The most number of 200-hit seasons in any given year can be found in the right-most column--take a guess? Yes, if you took a flyer on 1930, you'd be right: 20 hitters had 200+ hits that year. But they had 19 the year before. What leaps out from this chart is how the lively ball just made this total jump through the roof--it's a startling contrast from the deadball era. The 1910s (16 total 200-hit seasons) and the 1920s (102 200-hit seasons) are plainly and simply alternate universes.

The slackoff began in the late 30s and it really wasn't until expansion, with its eight extra games, when baseball got back into 200+ hit seasons.

Before you get to the bottom, make a guess as to how many times someone has amassed 200 hits in a season. (No peeking!)

And notice that the vast majority of all elderly players (Age Range 4, 35 and up) with 200+ hits occur in the 1920s.
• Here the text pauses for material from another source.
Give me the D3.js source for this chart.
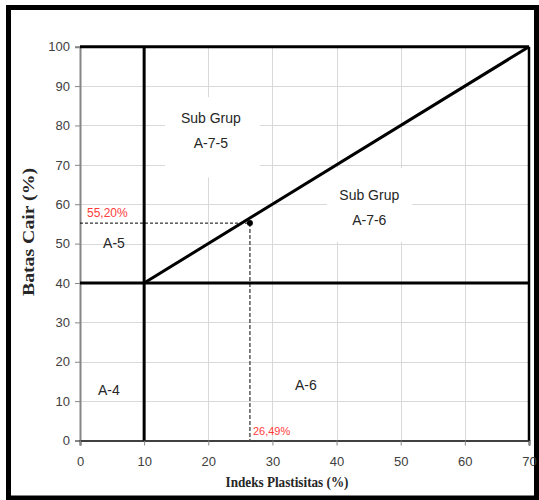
<!DOCTYPE html>
<html>
<head>
<meta charset="utf-8">
<script src="https://cdn.jsdelivr.net/npm/d3@7"></script>
<style>
  html, body { margin: 0; padding: 0; background: #fff; }
  svg { display: block; }
</style>
</head>
<body>
<svg id="chart" width="539" height="500"></svg>
<script>
// ---- data ----
const xTicks = [0, 10, 20, 30, 40, 50, 60, 70];
const yTicks = [0, 10, 20, 30, 40, 50, 60, 70, 80, 90, 100];
const xDomain = [0, 70];
const yDomain = [0, 100];
// classification boundaries (data units)
const boundaryLines = [
  [[10, 0], [10, 100]],
  [[0, 40], [70, 40]],
  [[10, 40], [70, 100]]
];
// sample point
const plasticityIndex = 26.49;
const liquidLimit = 55.2;
const piLabel = "26,49%";
const llLabel = "55,20%";
// region labels [x, y(baseline), lines]
const regionLabels = [
  { x: 20.4, y: 80.6, lines: ["Sub Grup", "A-7-5"] },
  { x: 45.1, y: 61.0, lines: ["Sub Grup", "A-7-6"] },
  { x: 5.3, y: 48.9, lines: ["A-5"] },
  { x: 4.5, y: 11.5, lines: ["A-4"] },
  { x: 35.2, y: 12.8, lines: ["A-6"] }
];
// white label boxes [x0, x1, y0, y1]
const labelBoxes = [
  [13.25, 28.06, 66.8, 87.2],
  [38.5, 51.8, 50.4, 69.2]
];
const xTitle = "Indeks Plastisitas (%)";
const yTitle = "Batas Cair (%)";

// ---- drawing ----
const svg = d3.select("#chart");
const sans = "'Liberation Sans', Arial, sans-serif";
const serif = "'Liberation Serif', 'Times New Roman', serif";

const x = d3.scaleLinear().domain(xDomain).range([80, 529]);
const y = d3.scaleLinear().domain(yDomain).range([440.5, 46.7]);

// outer frame
svg.append("rect")
  .attr("x", 8.5).attr("y", 7.5).attr("width", 528).attr("height", 490.5)
  .attr("fill", "#fff").attr("stroke", "#000").attr("stroke-width", 5);

// gridlines
const grid = svg.append("g").attr("stroke", "#d9d9d9").attr("stroke-width", 1);
grid.selectAll(".gy").data(yTicks.filter(d => d > 0 && d < 100)).join("line")
  .attr("x1", x(0)).attr("x2", x(70))
  .attr("y1", d => Math.round(y(d)) + 0.5).attr("y2", d => Math.round(y(d)) + 0.5);
grid.selectAll(".gx").data(xTicks.filter(d => d > 0 && d < 70)).join("line")
  .attr("y1", y(0)).attr("y2", y(100))
  .attr("x1", d => Math.round(x(d)) + 0.5).attr("x2", d => Math.round(x(d)) + 0.5);

// white label boxes
svg.selectAll(".box").data(labelBoxes).join("rect")
  .attr("x", d => x(d[0])).attr("width", d => x(d[1]) - x(d[0]))
  .attr("y", d => y(d[3])).attr("height", d => y(d[2]) - y(d[3]))
  .attr("fill", "#fff");

// axes
const yAxis = d3.axisLeft(y).tickValues(yTicks).tickSize(5).tickPadding(5).tickFormat(d3.format("d"));
const gy = svg.append("g").attr("transform", `translate(${x(0)},0)`).call(yAxis);
gy.select(".domain").attr("stroke", "#868686").attr("stroke-width", 2);
gy.selectAll(".tick line").attr("stroke", "#868686");
gy.selectAll(".tick text").attr("fill", "#404040").attr("font-family", sans).attr("font-size", 13);

const xAxis = d3.axisBottom(x).tickValues(xTicks).tickSize(5).tickPadding(11).tickFormat(d3.format("d"));
const gx = svg.append("g").attr("transform", `translate(0,${y(0)})`).call(xAxis);
gx.select(".domain").attr("stroke", "#404040").attr("stroke-width", 2);
gx.selectAll(".tick line").attr("stroke", "#868686");
gx.selectAll(".tick text").attr("fill", "#404040").attr("font-family", sans).attr("font-size", 13);

// frame lines top / right
svg.append("line").attr("x1", x(0)).attr("x2", x(70)).attr("y1", y(100)).attr("y2", y(100))
  .attr("stroke", "#000").attr("stroke-width", 3);
svg.append("line").attr("x1", x(70)).attr("x2", x(70)).attr("y1", y(100)).attr("y2", y(0))
  .attr("stroke", "#000").attr("stroke-width", 2.5);

// dashed guides
svg.append("line")
  .attr("x1", x(0)).attr("x2", x(plasticityIndex))
  .attr("y1", y(liquidLimit)).attr("y2", y(liquidLimit))
  .attr("stroke", "#000").attr("stroke-width", 1).attr("stroke-dasharray", "3,2");
svg.append("line")
  .attr("x1", x(plasticityIndex)).attr("x2", x(plasticityIndex))
  .attr("y1", y(liquidLimit)).attr("y2", y(0))
  .attr("stroke", "#595959").attr("stroke-width", 1.5).attr("stroke-dasharray", "4,2");

// boundaries
const line = d3.line().x(d => x(d[0])).y(d => y(d[1]));
svg.selectAll(".bnd").data(boundaryLines).join("path")
  .attr("d", line).attr("fill", "none").attr("stroke", "#000").attr("stroke-width", 3);

// point
svg.append("circle").attr("cx", x(plasticityIndex)).attr("cy", y(liquidLimit)).attr("r", 3).attr("fill", "#000");

// value labels
svg.append("text").attr("x", x(0) + 7).attr("y", y(liquidLimit) - 6)
  .attr("font-family", sans).attr("font-size", 12).attr("fill", "#ff3b3b").text(llLabel);
svg.append("text").attr("x", x(plasticityIndex) + 3).attr("y", y(0) - 6)
  .attr("font-family", sans).attr("font-size", 11).attr("fill", "#ff3b3b").text(piLabel);

// region labels
regionLabels.forEach(r => {
  const t = svg.append("text").attr("text-anchor", "middle")
    .attr("font-family", sans).attr("font-size", 14).attr("fill", "#262626");
  r.lines.forEach((s, i) => {
    t.append("tspan").attr("x", x(r.x)).attr("y", y(r.y) + i * 25).text(s);
  });
});

// axis titles
svg.append("text").attr("x", 287).attr("y", 487).attr("text-anchor", "middle")
  .attr("font-family", serif).attr("font-weight", "bold").attr("font-size", 14)
  .attr("textLength", 123).attr("lengthAdjust", "spacingAndGlyphs").attr("fill", "#262626")
  .text(xTitle);
svg.append("text").attr("transform", "translate(34,232) rotate(-90)").attr("text-anchor", "middle")
  .attr("font-family", serif).attr("font-weight", "bold").attr("font-size", 17)
  .attr("textLength", 128).attr("lengthAdjust", "spacingAndGlyphs").attr("fill", "#262626")
  .text(yTitle);
</script>
</body>
</html>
The sharp rise in offense allowed some veterans to ride the wave of the new offensive environment. That seems to have been an unrepeatable event.)

But also notice the odd stepwise progression beginning in 2000 and continuing virtually uninterrupted until today of multiple 200-hit seasons moving in tandem over the age ranges. They moved over into Age Range 4 in 2009, but it's looking like this odd little phenomenon has finally come to close.

Who are the big guys right now in this area? Well, Juan Pierre, of course--the man who had only a 82 OPS+ back in 2006 when he collected 200 hits (one of four times that he's done it). The two leaders in this category, however, are Ichiro! (10 straight times, though not this year...) and Michael Young, who's done it six times, including 2011.

You can't tell from this chart, but the team with the most number of player-seasons with 200+ hits over the course of baseball history? It's a tie: 41 such seasons, held by the Tigers and the Cardinals. The Yankees are third with 36, with the Phillies and Pirates tying for fourth place with 31.